As the US continues to wrestle with the long term legacy of slavery, China must wrestle with more complex notions of Chinese identity. As I’ve asked my students, and as I ask myself when I think of my own half-Chinese kids, what makes someone Chinese? Is it language? Appearance? Culture? A hukou?

Taxi drivers will joke with me that my Chinese is more standard, and therefore, more Chinese than theirs. But there are increasing numbers of foreigners who are astonishingly fluent in Chinese, to the point where their accent would be indistinguishable if they were speaking behind a screen. There are also more mixed and even foreign children born and raised in China whose first language is Chinese. Many of these ‘mixed blood’ kids, as they’re called in China, are legally Chinese. But if I were to compare these mixed children, or my black Ghanaian friends’ children to the children of second and third generation Chinese immigrants to Canada, the gut instinct for a majority of people is that a monolingual, Canadian-born ethnically Chinese is more Chinese.

So what is the moral of the story. Well, I think it’s this.
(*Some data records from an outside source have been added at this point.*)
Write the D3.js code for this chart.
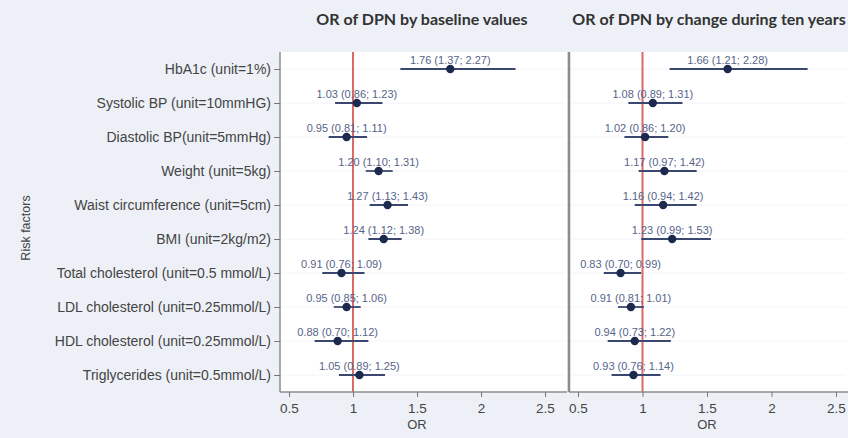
<!DOCTYPE html>
<html>
<head>
<meta charset="utf-8">
<script src="https://cdn.jsdelivr.net/npm/d3@7"></script>
<style>
  html, body { margin: 0; padding: 0; background: #edf1f7; }
  svg { display: block; }
</style>
</head>
<body>
<svg id="chart" width="848" height="438"></svg>
<script>
// risk factors, top to bottom
const factors = [
  'HbA1c (unit=1%)',
  'Systolic BP (unit=10mmHG)',
  'Diastolic BP(unit=5mmHg)',
  'Weight (unit=5kg)',
  'Waist circumference (unit=5cm)',
  'BMI (unit=2kg/m2)',
  'Total cholesterol (unit=0.5 mmol/L)',
  'LDL cholesterol (unit=0.25mmol/L)',
  'HDL cholesterol (unit=0.25mmol/L)',
  'Triglycerides (unit=0.5mmol/L)'
]

// baseline values: OR, lower, upper
const baseOR  = [1.76, 1.03, 0.95, 1.20, 1.27, 1.24, 0.91, 0.95, 0.88, 1.05]
const baseLo  = [1.37, 0.86, 0.81, 1.10, 1.13, 1.12, 0.76, 0.85, 0.70, 0.89]
const baseHi  = [2.27, 1.23, 1.11, 1.31, 1.43, 1.38, 1.09, 1.06, 1.12, 1.25]

// change during ten years
const chgOR   = [1.66, 1.08, 1.02, 1.17, 1.16, 1.23, 0.83, 0.91, 0.94, 0.93]
const chgLo   = [1.21, 0.89, 0.86, 0.97, 0.94, 0.99, 0.70, 0.81, 0.73, 0.76]
const chgHi   = [2.28, 1.31, 1.20, 1.42, 1.42, 1.53, 0.99, 1.01, 1.22, 1.14]

const xTicks = [0.5, 1, 1.5, 2, 2.5]
const titles = ['OR of DPN by baseline values', 'OR of DPN by change during ten years']

const svg = d3.select('#chart')
const plotTop = 52, plotBottom = 392
const sans = "'Liberation Sans', Arial, sans-serif"

const y = d3.scalePoint()
  .domain(factors)
  .range([plotTop, plotBottom])
  .padding(0.5)

const panels = [
  { left: 280, right: 567, x0: 289, x1: 545, title: titles[0], titleX: 422,
    or: baseOR, lo: baseLo, hi: baseHi, yAxis: true },
  { left: 569, right: 848, x0: 578, x1: 836, title: titles[1], titleX: 709,
    or: chgOR, lo: chgLo, hi: chgHi, yAxis: false }
]

const fmt = d3.format('.2f')

panels.forEach(p => {
  let g = svg.append('g')
  let x = d3.scaleLinear().domain([0.5, 2.5]).range([p.x0, p.x1])

  g.append('rect')
    .attr('x', p.left).attr('y', plotTop)
    .attr('width', p.right - p.left).attr('height', plotBottom - plotTop)
    .attr('fill', '#ffffff')

  // faint row lines
  g.selectAll('line.row')
    .data(factors)
    .join('line')
    .attr('class', 'row')
    .attr('x1', p.left).attr('x2', p.right - 2)
    .attr('y1', d => y(d)).attr('y2', d => y(d))
    .attr('stroke', '#f3f4f7').attr('stroke-width', 1)

  // reference line at OR = 1
  g.append('line')
    .attr('x1', x(1)).attr('x2', x(1))
    .attr('y1', plotTop).attr('y2', plotBottom)
    .attr('stroke', '#d96a66').attr('stroke-width', 2)

  // axes frame
  g.append('line')
    .attr('x1', p.left).attr('x2', p.left)
    .attr('y1', plotTop).attr('y2', plotBottom)
    .attr('stroke', '#8c8c8c').attr('stroke-width', p.yAxis ? 1.5 : 2.5)
  g.append('line')
    .attr('x1', p.left).attr('x2', p.right)
    .attr('y1', plotBottom).attr('y2', plotBottom)
    .attr('stroke', '#8c8c8c').attr('stroke-width', 1.5)

  let xAxis = g.append('g')
    .attr('transform', `translate(0,${plotBottom})`)
    .call(d3.axisBottom(x).tickValues(xTicks).tickSize(5).tickPadding(6).tickFormat(d3.format('~g')))
  xAxis.select('.domain').remove()
  xAxis.selectAll('.tick line').attr('stroke', '#777')
  xAxis.selectAll('.tick text')
    .attr('fill', '#444').style('font-family', sans).style('font-size', '13.5px')

  g.append('text')
    .attr('x', x(1.5)).attr('y', 429)
    .attr('text-anchor', 'middle')
    .attr('fill', '#444')
    .style('font-family', sans).style('font-size', '13px')
    .text('OR')

  if (p.yAxis) {
    let yAxis = g.append('g')
      .attr('transform', `translate(${p.left},0)`)
      .call(d3.axisLeft(y).tickSize(6).tickPadding(3))
    yAxis.select('.domain').remove()
    yAxis.selectAll('.tick line').attr('stroke', '#777')
    yAxis.selectAll('.tick text')
      .attr('fill', '#444').style('font-family', sans).style('font-size', '14px')
  }

  // title
  svg.append('text')
    .attr('x', p.titleX).attr('y', 25)
    .attr('text-anchor', 'middle')
    .attr('fill', '#333')
    .style('font-family', 'Lato, Open Sans, sans-serif').style('font-weight', 'bold').style('font-size', '16px')
    .text(p.title)

  // CI bars
  g.selectAll('line.ci')
    .data(factors)
    .join('line')
    .attr('class', 'ci')
    .attr('x1', (d, i) => x(p.lo[i])).attr('x2', (d, i) => x(p.hi[i]))
    .attr('y1', d => y(d)).attr('y2', d => y(d))
    .attr('stroke', '#3a4870').attr('stroke-width', 1.8)

  g.selectAll('circle.pt')
    .data(factors)
    .join('circle')
    .attr('class', 'pt')
    .attr('cx', (d, i) => x(p.or[i])).attr('cy', d => y(d))
    .attr('r', 4.2)
    .attr('fill', '#1b2a4e')

  g.selectAll('text.lbl')
    .data(factors)
    .join('text')
    .attr('class', 'lbl')
    .attr('x', (d, i) => x(p.or[i])).attr('y', d => y(d) - 5)
    .attr('text-anchor', 'middle')
    .attr('fill', '#56648a')
    .style('font-family', sans).style('font-size', '11px')
    .text((d, i) => `${fmt(p.or[i])} (${fmt(p.lo[i])}; ${fmt(p.hi[i])})`)
})

// y axis title
svg.append('text')
  .attr('transform', 'translate(30,228) rotate(-90)')
  .attr('text-anchor', 'middle')
  .attr('fill', '#444')
  .style('font-family', sans).style('font-size', '12.5px')
  .text('Risk factors')
</script>
</body>
</html>
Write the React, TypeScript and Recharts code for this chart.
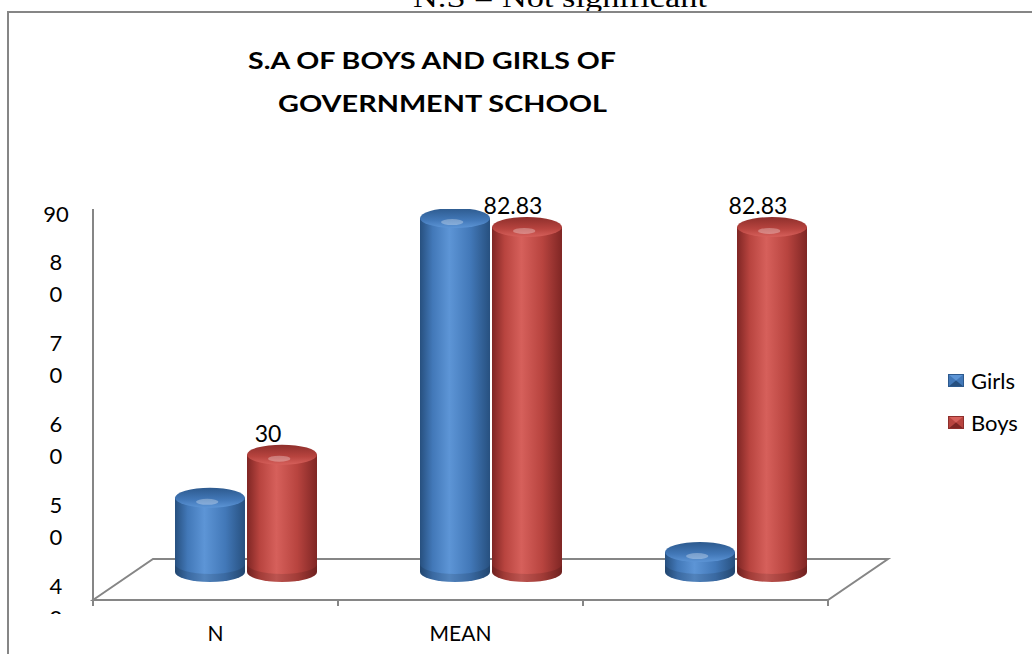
import React from 'react';
import { BarChart, Bar, XAxis, YAxis, LabelList, ReferenceArea } from 'recharts';

const CATEGORIES = ['N', 'MEAN', ''];
const GIRLS = [20, 84.9, 7.4];
const BOYS = [30, 82.83, 82.83];
const Y_TICKS = [40, 50, 60, 70, 80, 90];
const Y_TICK_LABELS = ['4\n0', '5\n0', '6\n0', '7\n0', '8\n0', '90'];

const data = CATEGORIES.map((name, i) => ({ name, girls: GIRLS[i], boys: BOYS[i] }));

const W = 1032;
const H = 654;
const MARGIN = { top: 209, right: 204, bottom: 0, left: 33 };
const CAT_AXIS_H = 54;
const PLOT_BOTTOM = H - MARGIN.bottom - CAT_AXIS_H;
const DEPTH_X = 60;
const DEPTH_Y = 41;
const CAP_RY = 10;
const AXIS_GRAY = '#868686';
const FONT = 'Lato, "Open Sans", sans-serif';

const SERIES = [
  { key: 'girls', name: 'Girls', tone: 'blue' },
  { key: 'boys', name: 'Boys', tone: 'red' },
];

const TONES: Record<string, { dark: string; mid: string; light: string; edge: string }> = {
  blue: { dark: '#27507f', mid: '#4278b8', light: '#5d95d6', edge: '#2d5a8e' },
  red: { dark: '#7f2624', mid: '#b8443f', light: '#d6605b', edge: '#8e2f2c' },
};

// one cylinder, pushed back to the middle of the floor depth
const Cylinder = (props: any) => {
  const { x, y, width, height, tone } = props;
  if (width == null || y == null) return null;
  const rx = width / 2;
  const cx = x + rx + DEPTH_X / 2;
  const x0 = cx - rx;
  const x1 = cx + rx;
  const yt = y;
  const yb = Math.max(yt, y + height - 12);
  return (
    <g>
      <path
        d={`M${x0},${yt} L${x0},${yb} A${rx},${CAP_RY} 0 0 0 ${x1},${yb} L${x1},${yt} Z`}
        fill={`url(#body-${tone})`}
      />
      <path
        d={`M${x0},${yb - 8} A${rx},${CAP_RY} 0 0 0 ${x1},${yb - 8} L${x1},${yb} A${rx},${CAP_RY} 0 0 1 ${x0},${yb} Z`}
        fill="#000"
        opacity={0.12}
      />
      <ellipse cx={cx} cy={yt} rx={rx} ry={CAP_RY} fill={`url(#cap-${tone})`} />
      <ellipse cx={cx - rx * 0.08} cy={yt + 4} rx={rx * 0.32} ry={3} fill="#fff" opacity={0.3} />
    </g>
  );
};

// floor of the 3d plot plus the tick marks between categories
const Floor = (props: any) => {
  const { x, y, width, height } = props;
  const front = y + height;
  const back = front - DEPTH_Y;
  const step = width / CATEGORIES.length;
  return (
    <g>
      <polygon
        points={`${x},${front} ${x + DEPTH_X},${back} ${x + width + DEPTH_X},${back} ${x + width},${front}`}
        fill="#fff"
        stroke={AXIS_GRAY}
        strokeWidth={2}
      />
      {Array.from({ length: CATEGORIES.length + 1 }, (_, i) => (
        <line key={i} x1={x + i * step} y1={front} x2={x + i * step} y2={front + 6} stroke={AXIS_GRAY} strokeWidth={2} />
      ))}
    </g>
  );
};

const YTick = (props: any) => {
  const { x, y, index } = props;
  const lines = Y_TICK_LABELS[index].split('\n');
  const n = lines.length;
  return (
    <g>
      <defs>
        <clipPath id={`yclip-${index}`}>
          <rect x={0} y={0} width={x} height={PLOT_BOTTOM + 14} />
        </clipPath>
      </defs>
      <g clipPath={`url(#yclip-${index})`}>
        {lines.map((t: string, i: number) => (
          <text
            key={i}
            x={x - 37}
            y={y - (n - 1 - i) * 32}
            textAnchor="middle"
            dominantBaseline="central"
            fontFamily={FONT}
            fontSize={22}
            fill="#000"
          >
            {t}
          </text>
        ))}
      </g>
    </g>
  );
};

const CatTick = (props: any) => {
  const { x, y, payload } = props;
  return (
    <text x={x} y={y + 32} textAnchor="middle" dominantBaseline="central" fontFamily={FONT} fontSize={21} fill="#000">
      {payload.value}
    </text>
  );
};

const BoysLabel = (props: any) => {
  const { x, y, width, value } = props;
  return (
    <text
      x={x + width / 2 + DEPTH_X / 2 - 14}
      y={y - CAP_RY - 12}
      textAnchor="middle"
      dominantBaseline="central"
      fontFamily={FONT}
      fontSize={23}
      fill="#000"
    >
      {value}
    </text>
  );
};

const LegendBox = () => (
  <div style={{ position: 'absolute', left: 948, top: 359, fontFamily: FONT, fontSize: 22, color: '#000' }}>
    {SERIES.map((s) => {
      const c = TONES[s.tone];
      return (
        <div key={s.key} style={{ display: 'flex', alignItems: 'center', height: 42 }}>
          <svg width={16} height={13} style={{ marginRight: 7 }}>
            <rect x={0} y={0} width={16} height={13} fill={c.mid} />
            <polygon points="0,0 16,0 8,6.5" fill={c.light} />
            <polygon points="0,13 16,13 8,6.5" fill={c.dark} />
            <rect x={0.5} y={0.5} width={15} height={12} fill="none" stroke={c.edge} />
          </svg>
          <span>{s.name}</span>
        </div>
      );
    })}
  </div>
);

const Backdrop = () => (
  <svg width={W} height={H} style={{ position: 'absolute', left: 0, top: 0 }}>
    <defs>
      {Object.entries(TONES).map(([k, c]) => (
        <React.Fragment key={k}>
          <linearGradient id={`body-${k}`} x1="0" y1="0" x2="1" y2="0">
            <stop offset="0%" stopColor={c.dark} />
            <stop offset="18%" stopColor={c.mid} />
            <stop offset="42%" stopColor={c.light} />
            <stop offset="72%" stopColor={c.mid} />
            <stop offset="100%" stopColor={c.dark} />
          </linearGradient>
          <linearGradient id={`cap-${k}`} x1="0" y1="0" x2="0" y2="1">
            <stop offset="0%" stopColor={c.edge} />
            <stop offset="60%" stopColor={c.mid} />
            <stop offset="100%" stopColor={c.light} />
          </linearGradient>
        </React.Fragment>
      ))}
    </defs>
    <text x={413} y={7} fontFamily='"Liberation Serif", "Times New Roman", serif' fontSize={28} textLength={294} lengthAdjust="spacingAndGlyphs">
      N.S = Not significant
    </text>
    <rect x={8} y={12} width={W + 20} height={H + 20} fill="none" stroke={AXIS_GRAY} strokeWidth={2} />
    <text x={248} y={69} fontFamily={FONT} fontWeight={700} fontSize={23} textLength={368} lengthAdjust="spacingAndGlyphs">
      S.A OF BOYS AND GIRLS OF
    </text>
    <text x={278} y={112} fontFamily={FONT} fontWeight={700} fontSize={23} textLength={329} lengthAdjust="spacingAndGlyphs">
      GOVERNMENT SCHOOL
    </text>
  </svg>
);

export default function App() {
  return (
    <div style={{ position: 'absolute', left: 0, top: 0, width: W, height: H, background: '#fff', overflow: 'hidden' }}>
      <Backdrop />
      <div style={{ position: 'absolute', left: 0, top: 0 }}>
        <BarChart width={W} height={H} data={data} margin={MARGIN} barGap={2} barSize={70}>
          <XAxis
            xAxisId="cat"
            dataKey="name"
            height={CAT_AXIS_H}
            axisLine={{ stroke: AXIS_GRAY, strokeWidth: 2 }}
            tickLine={false}
            tickSize={0}
            tickMargin={0}
            interval={0}
            tick={<CatTick />}
          />
          <YAxis
            yAxisId="lbl"
            type="number"
            domain={[40, 90.5]}
            ticks={Y_TICKS}
            allowDataOverflow
            padding={{ top: 0, bottom: -17 }}
            width={60}
            interval={0}
            axisLine={{ stroke: AXIS_GRAY, strokeWidth: 2 }}
            tickLine={false}
            tickSize={0}
            tickMargin={0}
            tick={<YTick />}
          />
          <YAxis yAxisId="v" hide type="number" domain={[0, 87]} allowDataOverflow padding={{ top: 0, bottom: 16 }} />
          <YAxis yAxisId="plot" hide type="number" domain={[0, 1]} allowDataOverflow />
          <ReferenceArea xAxisId="cat" yAxisId="plot" shape={<Floor />} ifOverflow="visible" />
          {SERIES.map((s) => (
            <Bar
              key={s.key}
              xAxisId="cat"
              yAxisId="v"
              dataKey={s.key}
              name={s.name}
              fill={TONES[s.tone].mid}
              isAnimationActive={false}
              shape={(p: any) => <Cylinder {...p} tone={s.tone} />}
            >
              {s.key === 'boys' && <LabelList dataKey="boys" content={<BoysLabel />} />}
            </Bar>
          ))}
        </BarChart>
      </div>
      <LegendBox />
    </div>
  );
}
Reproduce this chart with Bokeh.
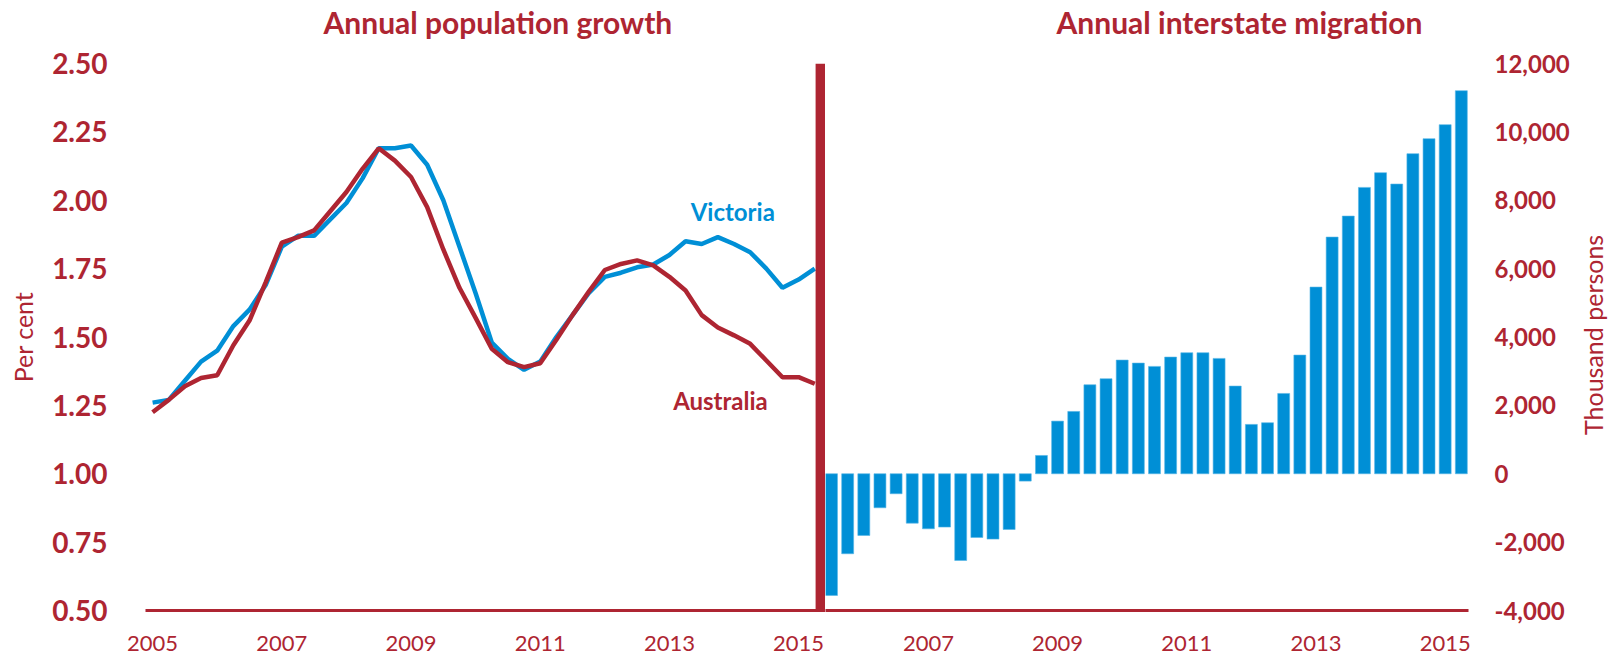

Whatever you is, language can’t primarily make you, you. There are too many exceptions and arbitrary definitions. The neat lines dividing countries and places have become increasingly porous and irrelevant. A language is just a language, however beautifully or imperfectly presents its speaker.

If you and I both happen to speak the same one, great. It likely means we can understand each other better.

And yes, some languages do have higher status, confer greater benefits and provide access to better opportunities. But with English at least, this is no longer automatically true.

So are you your language? No. You are you. Now go out and be.